We have the same problem at our home. Morgan is 6 and her sister is 18 months older and doesn't play with her. And when the older sis has friends over(some are the same age as Morgan) they leave her out because "she will just push all the barbies down and ruin what we are doing". It is hard for me. She is too aggressive to play with children that are younger but not socially mature enough to play with children that are her age. It is something I really struggle with, especially with the kids that leave her out at church and school. I took her swimming recently and a girl (probably a few years younger) went out of her way to play with Morgan and it made me realize how rarely that happens and how happy it made Morgan to have someone pay attention to her. You will have to do a follow up post if you get some good ideas that work.

Jeanette said...

I wish that I had words of wisdom here, but we are looking for answers too. Syd is two and only signs and is not yet walking. Kids her age treat her like a baby and try to pick her up and even pat her on the head. Sigh!

lonestar said...

That's a tough one. So far Bitty doesn't care much about being included but I'm sure it's just a matter of time. We have noticed some of the neighborhood kids treating him like a baby b/c of his speech delays, it really caught my attention when I saw a little girl *younger* than him doing that :(. She was really nice to him, don't get me wrong, but clearly thought of him as a "baby."

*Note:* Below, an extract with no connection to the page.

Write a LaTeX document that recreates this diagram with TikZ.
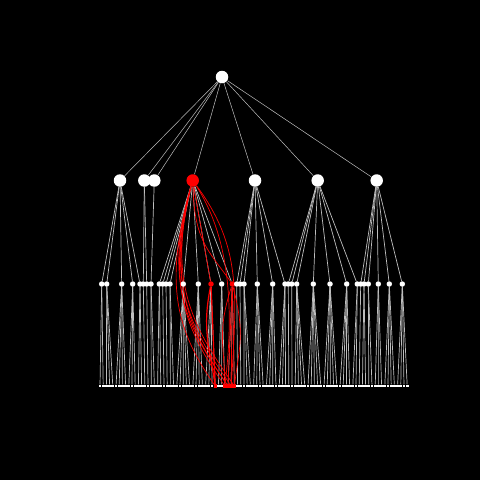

Our older boys do pretty good with including him as long as they're playing with toys. When the video games come out, he's on his own (but as I said, he doesn't really seem to care at this point).

We've had more issues w/ inclusion with one of our twins. They both have social delays but one a little more so, and he tends to be easily upset and start screaming when other kids don't play by the "rules." If the other kids get too "pretend-y" or make the rules too complex, he has a hard time.

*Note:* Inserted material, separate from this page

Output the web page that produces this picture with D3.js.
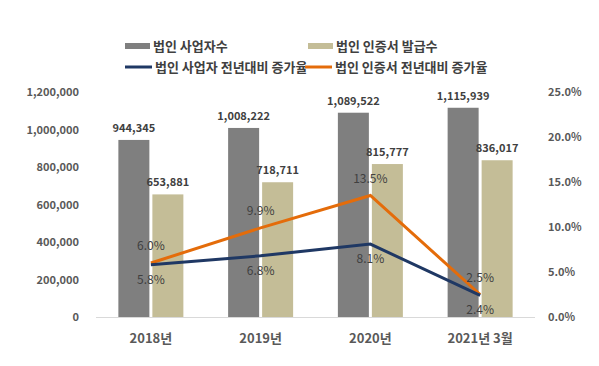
<!DOCTYPE html>
<meta charset="utf-8">
<style>
body{margin:0;background:white}
text{font-family:"Noto Sans CJK KR","Noto Sans",sans-serif}
.tick text{font-size:11px;font-weight:bold;fill:#595959}
</style>
<svg width="599" height="366"></svg>
<script src="https://d3js.org/d3.v7.min.js"></script>
<script>
var categories = ["2018년", "2019년", "2020년", "2021년 3월"];
var bizCount = [944345, 1008222, 1089522, 1115939];
var certCount = [653881, 718711, 815777, 836017];
var bizRate = [5.8, 6.8, 8.1, 2.4];
var certRate = [6.0, 9.9, 13.5, 2.5];
var leftTicks = [0, 200000, 400000, 600000, 800000, 1000000, 1200000];
var rightTicks = [0, 5, 10, 15, 20, 25];

var svg = d3.select("svg");
var x0 = 96, x1 = 535, yTop = 92, yBot = 317;

var x = d3.scaleBand().domain(categories).range([x0, x1]);
var y = d3.scaleLinear().domain([0, 1200000]).range([yBot, yTop]);
var y2 = d3.scaleLinear().domain([0, 25]).range([yBot, yTop]);
var barW = 31, gap = 3;

// axes (no lines, just labels)
var la = svg.append("g").attr("transform", "translate(" + (x0 - 10) + ",0)")
  .call(d3.axisLeft(y).tickValues(leftTicks).tickSize(0).tickPadding(7).tickFormat(d3.format(",")));
la.select(".domain").remove();
var ra = svg.append("g").attr("transform", "translate(" + (x1 + 6) + ",0)")
  .call(d3.axisRight(y2).tickValues(rightTicks).tickSize(0).tickPadding(7).tickFormat(function(d){ return d.toFixed(1) + "%"; }));
ra.select(".domain").remove();

// bars
var cx = function(d){ return x(d) + x.bandwidth() / 2; };
svg.append("g").selectAll("rect").data(categories).enter().append("rect")
  .attr("x", function(d){ return cx(d) - barW - gap / 2; })
  .attr("y", function(d, i){ return y(bizCount[i]); })
  .attr("width", barW)
  .attr("height", function(d, i){ return yBot - y(bizCount[i]); })
  .attr("fill", "#7f7f7f");
svg.append("g").selectAll("rect").data(categories).enter().append("rect")
  .attr("x", function(d){ return cx(d) + gap / 2; })
  .attr("y", function(d, i){ return y(certCount[i]); })
  .attr("width", barW)
  .attr("height", function(d, i){ return yBot - y(certCount[i]); })
  .attr("fill", "#c4bd97");

// baseline
svg.append("line").attr("x1", x0).attr("x2", x1).attr("y1", yBot + 0.5).attr("y2", yBot + 0.5)
  .attr("stroke", "#d9d9d9");

// bar value labels
var fmt = d3.format(",");
svg.append("g").selectAll("text").data(categories).enter().append("text")
  .attr("x", function(d){ return cx(d) - barW / 2 - gap / 2; })
  .attr("y", function(d, i){ return y(bizCount[i]) - 8; })
  .attr("text-anchor", "middle").attr("font-size", 11).attr("font-weight", "bold").attr("fill", "#404040")
  .text(function(d, i){ return fmt(bizCount[i]); });
svg.append("g").selectAll("text").data(categories).enter().append("text")
  .attr("x", function(d){ return cx(d) + barW / 2 + gap / 2; })
  .attr("y", function(d, i){ return y(certCount[i]) - 8; })
  .attr("text-anchor", "middle").attr("font-size", 11).attr("font-weight", "bold").attr("fill", "#404040")
  .text(function(d, i){ return fmt(certCount[i]); });

// lines
var line = d3.line().x(function(d, i){ return cx(categories[i]); }).y(function(d){ return y2(d); });
svg.append("path").datum(certRate).attr("d", line).attr("fill", "none")
  .attr("stroke", "#e46c0a").attr("stroke-width", 3);
svg.append("path").datum(bizRate).attr("d", line).attr("fill", "none")
  .attr("stroke", "#1f3864").attr("stroke-width", 3);

// line labels
svg.append("g").selectAll("text").data(certRate).enter().append("text")
  .attr("x", function(d, i){ return cx(categories[i]); })
  .attr("y", function(d){ return y2(d) - 13; })
  .attr("text-anchor", "middle").attr("font-size", 12).attr("fill", "#404040")
  .text(function(d){ return d.toFixed(1) + "%"; });
svg.append("g").selectAll("text").data(bizRate).enter().append("text")
  .attr("x", function(d, i){ return cx(categories[i]); })
  .attr("y", function(d){ return y2(d) + 19; })
  .attr("text-anchor", "middle").attr("font-size", 12).attr("fill", "#404040")
  .text(function(d){ return d.toFixed(1) + "%"; });

// category labels
svg.append("g").selectAll("text").data(categories).enter().append("text")
  .attr("x", function(d){ return cx(d); })
  .attr("y", 343)
  .attr("text-anchor", "middle").attr("font-size", 13).attr("font-weight", "bold").attr("fill", "#595959")
  .text(function(d){ return d; });

// legend
var legend = [
  {name: "법인 사업자수", color: "#7f7f7f", type: "rect", x: 125, y: 46},
  {name: "법인 인증서 발급수", color: "#c4bd97", type: "rect", x: 308, y: 46},
  {name: "법인 사업자 전년대비 증가율", color: "#1f3864", type: "line", x: 125, y: 67},
  {name: "법인 인증서 전년대비 증가율", color: "#e46c0a", type: "line", x: 305, y: 67}
];
var lg = svg.append("g").selectAll("g").data(legend).enter().append("g")
  .attr("transform", function(d){ return "translate(" + d.x + "," + d.y + ")"; });
lg.filter(function(d){ return d.type === "rect"; }).append("rect")
  .attr("x", 0).attr("y", -3).attr("width", 25).attr("height", 6).attr("fill", function(d){ return d.color; });
lg.filter(function(d){ return d.type === "line"; }).append("line")
  .attr("x1", 0).attr("x2", 27).attr("y1", 0).attr("y2", 0)
  .attr("stroke", function(d){ return d.color; }).attr("stroke-width", 3);
lg.append("text")
  .attr("x", function(d){ return d.type === "rect" ? 28 : 30; }).attr("y", 4.5)
  .attr("font-size", 13).attr("font-weight", "bold").attr("fill", "#404040")
  .text(function(d){ return d.name; });
</script>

I don't really have any answers. How old is Diva? Maybe (outside of the actual play situation when her friend isn't there) since she has an older sister too, remind her about times when she too wanted to be included, and ask if she has any ideas to help Peanut feel included next time?

Kerrie McLoughlin said...

your baby girl is so cute i want to eat her with a spoon!

Anonymous said...

I teach and so this was a school solution. One of my cuties was going out with less interaction by peers than was wanted. I set her up. (Recess was outdoor equipment, but nothing else.) I sent our little one out with sidewalk chalk, which could only be used right there with her. Other times, 3-4 little bottles of bubbles, with the same restriction. Balls to play, another time. Once they associated her with great things, they spent enough time with her to get to know how fabulous she really is.
Elise

Debbie Yost said...

Thanks Elise. Those are great ideas!